Beobachter kritisieren, daß die nigerianische Regierung durch ihre Doppelstrategie aus Dialogangeboten und militärischer Bekämpfung eine Lösung des seit Jahren bestehenden Konflikts erschweren würde. Kurz nachdem Nigerias Präsident Goodluck Jonathan im Mai die Einsetzung einer Kommission verkündet hatte, die eine Amnestieregelung für Boko-Haram-Mitglieder ausarbeiten soll, begann die Armee des Landes eine Offensive in mehreren nördlichen Bundesstaaten, die als Hochburgen der Sekte gelten. In den vergangenen Tagen wurde erneut deutlich, daß die Behörden versuchen, der Situation mit einer Mischung aus Repression und Zugeständnissen Herr zu werden. Kurz nach der Meldung über die Verhaftungen verlautbarten nigerianische Behörden, daß die strengen »Sicherheitsbestimmungen« in den Bundesstaaten Adamawa und Yobe bald gelockert werden könnten. Mit Beginn der Armeeoffensive im Mai waren unter anderem Ausgangssperren verhängt worden. Lokale Politiker sprachen angesichts von umfangreichen Razzien und großen Militäroperationen von einer »indirekten Kriegserklärung« gegen den Norden Nigerias. Nun sollen einige der Repressionsmaßnahmen zumindest vorübergehend entschärft werden, um den islamischen Bewohnern der Region die Teilnahme an den Feiern zum am 9. Juli beginnenden Ramadan zu ermöglichen. Das berichtete die Zeitung This Day am Mittwoch.
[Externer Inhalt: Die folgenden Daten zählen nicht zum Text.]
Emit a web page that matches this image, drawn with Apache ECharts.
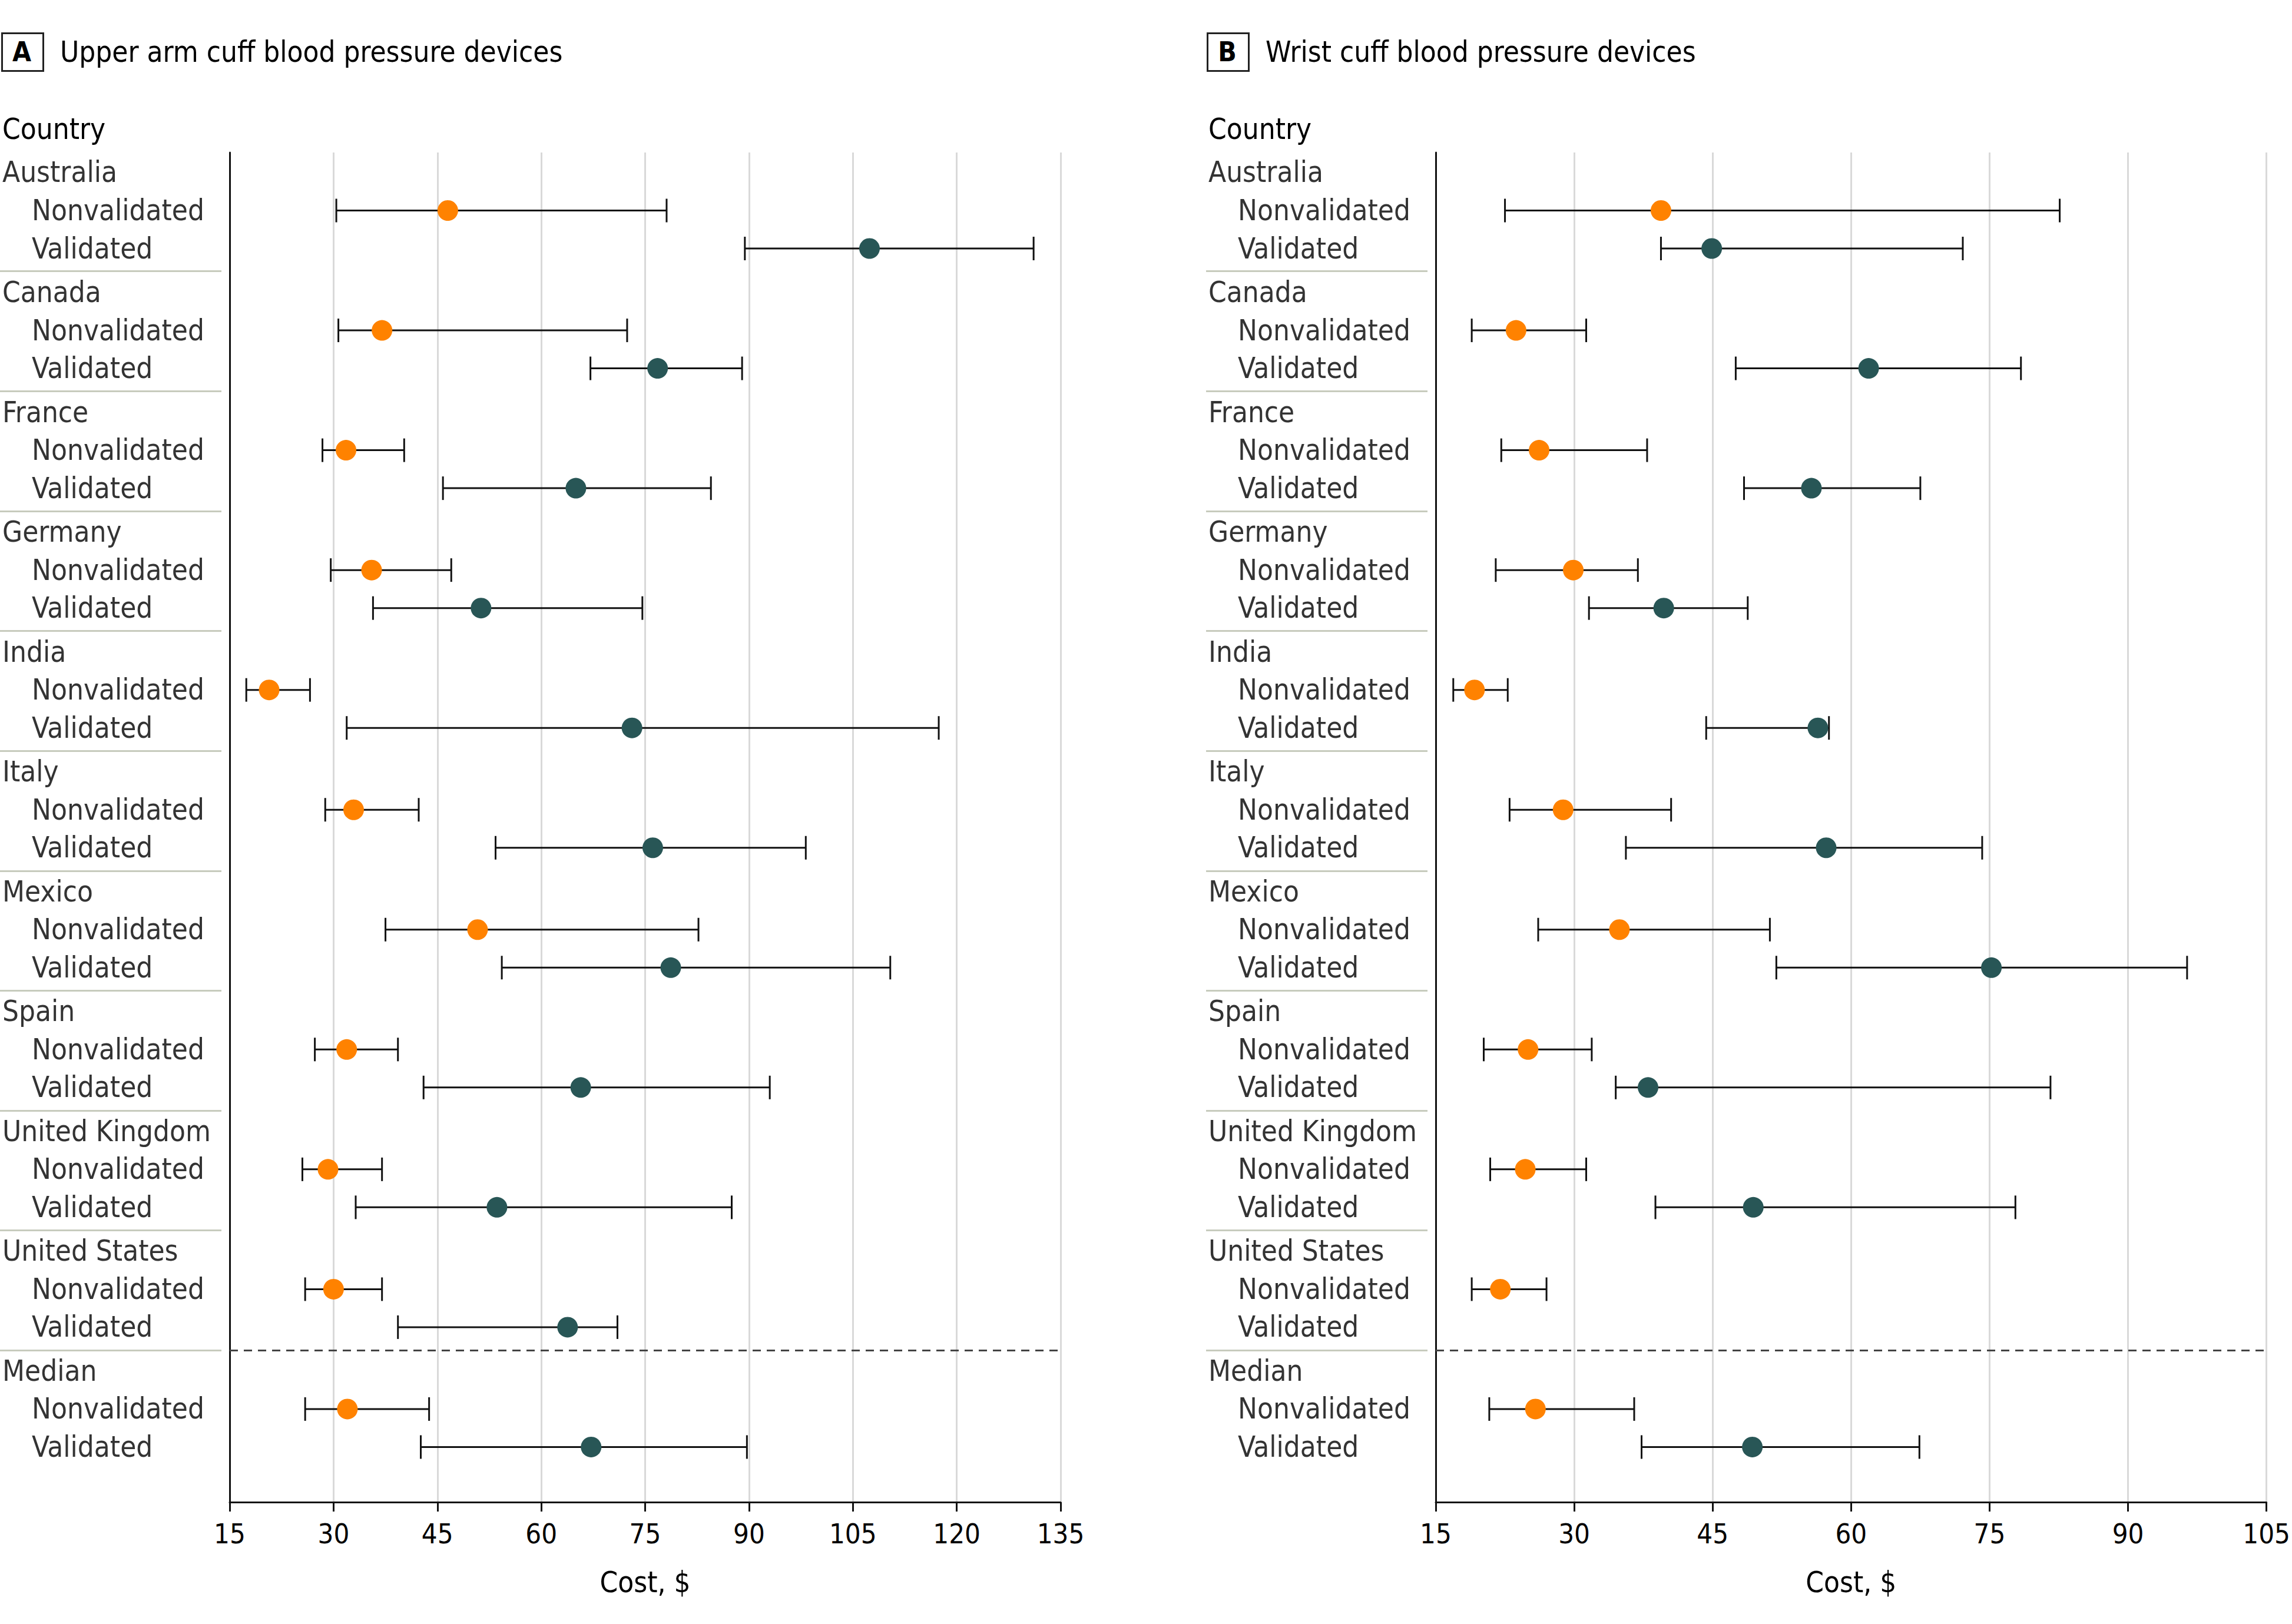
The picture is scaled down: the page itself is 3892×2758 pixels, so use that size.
<!DOCTYPE html>
<html><head><meta charset="utf-8">
<script src="https://cdn.jsdelivr.net/npm/echarts@6/dist/echarts.min.js"></script>
<style>html,body{margin:0;padding:0;background:#fff}#c{width:3892px;height:2758px}</style>
</head><body><div id="c"></div>
<script>
// ---------- DATA ----------
const countries = ['Australia','Canada','France','Germany','India','Italy','Mexico','Spain','United Kingdom','United States','Median'];
const subgroups = ['Nonvalidated','Validated'];
const panelTitles = ['Upper arm cuff blood pressure devices','Wrist cuff blood pressure devices'];
const panelLetters = ['A','B'];
const axisTitle = 'Cost, $';
const columnHeader = 'Country';

// Panel A: upper arm cuff
const armNonvalidated     = [46.5, 37.0, 31.8, 35.5, 20.7, 32.9, 50.8, 31.9, 29.2, 30.0, 32.0];
const armNonvalidatedLow  = [30.4, 30.7, 28.4, 29.6, 17.4, 28.8, 37.5, 27.3, 25.5, 25.9, 25.9];
const armNonvalidatedHigh = [78.1, 72.4, 40.2, 47.0, 26.6, 42.3, 82.7, 39.3, 37.0, 37.0, 43.8];
const armValidated        = [107.4, 76.8, 65.0, 51.3, 73.1, 76.1, 78.7, 65.7, 53.6, 63.8, 67.2];
const armValidatedLow     = [89.4, 67.1, 45.8, 35.7, 31.9, 53.4, 54.3, 43.0, 33.2, 39.3, 42.6];
const armValidatedHigh    = [131.1, 89.0, 84.5, 74.6, 117.4, 98.2, 110.4, 93.0, 87.5, 71.0, 89.7];

// Panel B: wrist cuff
const wristNonvalidated     = [39.4, 23.7, 26.2, 29.9, 19.2, 28.8, 34.9, 25.0, 24.7, 22.0, 25.8];
const wristNonvalidatedLow  = [22.5, 18.9, 22.1, 21.5, 16.9, 23.0, 26.1, 20.2, 20.9, 18.9, 20.8];
const wristNonvalidatedHigh = [82.6, 31.3, 37.9, 36.9, 22.8, 40.5, 51.2, 31.9, 31.3, 27.0, 36.5];
const wristValidated        = [44.9, 61.9, 55.7, 39.7, 56.4, 57.3, 75.2, 38.0, 49.4, null, 49.3];
const wristValidatedLow     = [39.4, 47.5, 48.4, 31.6, 44.3, 35.6, 51.9, 34.5, 38.8, null, 37.3];
const wristValidatedHigh    = [72.1, 78.4, 67.5, 48.8, 57.6, 74.2, 96.4, 81.6, 77.8, null, 67.4];

const armTicks = {min: 15, max: 135, interval: 15};
const wristTicks = {min: 15, max: 105, interval: 15};

// ---------- STYLE / LAYOUT ----------
const FONT = "'DejaVu Sans Condensed','Liberation Sans Narrow',sans-serif";
const FS = 49;
const ORANGE = '#FF8200';
const TEAL = '#285656';
const INK = '#000000';
const GROUP_PITCH = 3.155;   // rows per country block (incl. gap)
const SEP_OFFSET = 0.55;     // separator sits this far above a block header
const Y_MIN = -0.527, Y_MAX = 35.0;
const TOP = 259, HEIGHT = 2292;
const mainLeft = [390, 2438], mainWidth = 1411;
const labelLeft = [0, 2048], labelWidth = 376;

function rowOf(g, k) { return g * GROUP_PITCH + k; } // k: 0 header, 1 NV, 2 V

function buildErr(low, high, k) {
  const out = [];
  low.forEach((l, g) => { if (l != null && high[g] != null) out.push([l, high[g], rowOf(g, k)]); });
  return out;
}
function buildPts(vals, k) {
  const out = [];
  vals.forEach((v, g) => { if (v != null) out.push([v, rowOf(g, k)]); });
  return out;
}

function renderErr(params, api) {
  const y = api.value(2);
  const p1 = api.coord([api.value(0), y]);
  const p2 = api.coord([api.value(1), y]);
  const h = 20;
  const style = {stroke: '#111', lineWidth: 3, fill: null};
  return {type: 'group', children: [
    {type: 'line', shape: {x1: p1[0], y1: p1[1], x2: p2[0], y2: p2[1]}, style: style},
    {type: 'line', shape: {x1: p1[0], y1: p1[1] - h, x2: p1[0], y2: p1[1] + h}, style: style},
    {type: 'line', shape: {x1: p2[0], y1: p2[1] - h, x2: p2[0], y2: p2[1] + h}, style: style}
  ]};
}

const panels = [
  {ticks: armTicks, nv: armNonvalidated, nvl: armNonvalidatedLow, nvh: armNonvalidatedHigh,
   v: armValidated, vl: armValidatedLow, vh: armValidatedHigh},
  {ticks: wristTicks, nv: wristNonvalidated, nvl: wristNonvalidatedLow, nvh: wristNonvalidatedHigh,
   v: wristValidated, vl: wristValidatedLow, vh: wristValidatedHigh}
];

const grid = [], xAxis = [], yAxis = [], series = [], graphic = [];

panels.forEach((P, p) => {
  grid.push({left: mainLeft[p], top: TOP, width: mainWidth, height: HEIGHT});
  xAxis.push({
    type: 'value', gridIndex: p, min: P.ticks.min, max: P.ticks.max, interval: P.ticks.interval,
    axisLine: {show: true, onZero: false, lineStyle: {color: '#111', width: 3}},
    axisTick: {show: true, length: 16, lineStyle: {color: '#111', width: 3}},
    axisLabel: {fontSize: 47, margin: 30, color: INK, fontFamily: FONT},
    splitLine: {show: true, lineStyle: {color: '#D9D9D9', width: 3}},
    name: axisTitle, nameLocation: 'middle', nameGap: 112,
    nameTextStyle: {fontSize: FS, color: INK, fontFamily: FONT}
  });
  yAxis.push({
    type: 'value', gridIndex: p, inverse: true, min: Y_MIN, max: Y_MAX,
    axisLine: {show: true, onZero: false, lineStyle: {color: '#111', width: 3}},
    axisTick: {show: false}, axisLabel: {show: false}, splitLine: {show: false}
  });
});
panels.forEach((P, p) => {
  grid.push({left: labelLeft[p], top: TOP, width: labelWidth, height: HEIGHT});
  xAxis.push({type: 'value', gridIndex: 2 + p, min: 0, max: labelWidth, show: false});
  yAxis.push({type: 'value', gridIndex: 2 + p, inverse: true, min: Y_MIN, max: Y_MAX, show: false});
});

panels.forEach((P, p) => {
  series.push({
    type: 'custom', xAxisIndex: p, yAxisIndex: p, renderItem: renderErr,
    encode: {x: [0, 1], y: 2}, data: buildErr(P.nvl, P.nvh, 1).concat(buildErr(P.vl, P.vh, 2)),
    z: 2, silent: true, animation: false
  });
  series.push({
    type: 'scatter', xAxisIndex: p, yAxisIndex: p, symbol: 'circle', symbolSize: 35,
    itemStyle: {color: ORANGE, opacity: 1}, data: buildPts(P.nv, 1), z: 3, silent: true, animation: false,
    markLine: {
      silent: true, symbol: ['none', 'none'], label: {show: false}, animation: false,
      lineStyle: {color: '#444', width: 3, type: [14, 10]},
      data: [{yAxis: rowOf(countries.length - 1, 0) - SEP_OFFSET}]
    }
  });
  series.push({
    type: 'scatter', xAxisIndex: p, yAxisIndex: p, symbol: 'circle', symbolSize: 35,
    itemStyle: {color: TEAL, opacity: 1}, data: buildPts(P.v, 2), z: 3, silent: true, animation: false
  });

  // row labels in the label column
  const labelData = [];
  countries.forEach((c, g) => {
    labelData.push({value: [4, rowOf(g, 0)], name: c});
    subgroups.forEach((s, k) => labelData.push({value: [54, rowOf(g, k + 1)], name: s}));
  });
  const sepLines = [];
  for (let g = 1; g < countries.length; g++) {
    sepLines.push({yAxis: rowOf(g, 0) - SEP_OFFSET, lineStyle: {color: '#C7CBBD', width: 3, type: 'solid'}});
  }
  sepLines.push({yAxis: Y_MIN, lineStyle: {color: '#000', width: 5, type: 'solid'}});
  series.push({
    type: 'scatter', xAxisIndex: 2 + p, yAxisIndex: 2 + p, symbolSize: 0, silent: true, animation: false,
    data: labelData,
    label: {show: true, position: 'right', distance: 0, formatter: d => d.name,
            fontSize: FS, color: INK, fontFamily: FONT},
    markLine: {silent: true, symbol: ['none', 'none'], label: {show: false}, animation: false, data: sepLines}
  });

  // panel heading
  const bx = p === 0 ? 2 : 2049;
  graphic.push({type: 'rect', left: bx, top: 55, shape: {width: 70, height: 64},
                style: {fill: '#fff', stroke: '#222', lineWidth: 3}});
  graphic.push({type: 'text', x: bx + 35, y: 88,
                style: {text: panelLetters[p], font: 'bold 46px ' + FONT, fill: INK, align: 'center', verticalAlign: 'middle'}});
  graphic.push({type: 'text', x: bx + 100, y: 88,
                style: {text: panelTitles[p], font: FS + 'px ' + FONT, fill: INK, align: 'left', verticalAlign: 'middle'}});
  graphic.push({type: 'text', x: labelLeft[p] + 4, y: 219,
                style: {text: columnHeader, font: FS + 'px ' + FONT, fill: INK, align: 'left', verticalAlign: 'middle'}});
});

const chart = echarts.init(document.getElementById('c'), null, {renderer: 'svg', width: 3892, height: 2758});
chart.setOption({
  backgroundColor: '#ffffff',
  animation: false,
  textStyle: {fontFamily: FONT},
  grid: grid, xAxis: xAxis, yAxis: yAxis, series: series, graphic: graphic
});
</script></body></html>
Die religiöse Komponente des Konflikts in Nigeria, die vor allem in westlichen Medien oft hervorgehoben wird, überlagert die zugrunde liegenden sozialen Ursachen. Im Zusammenhang mit dem Ölsektor des Landes hat sich während der vergangenen Jahrzehnte ein komplexes System aus Korruption und Diebstahl der Öleinnahmen entwickelt. Dies führte dazu, daß Nigerias Bevölkerung zu den ärmsten Afrikas zählt, obwohl das Land eines der ressourcenreichsten des Kontinents ist.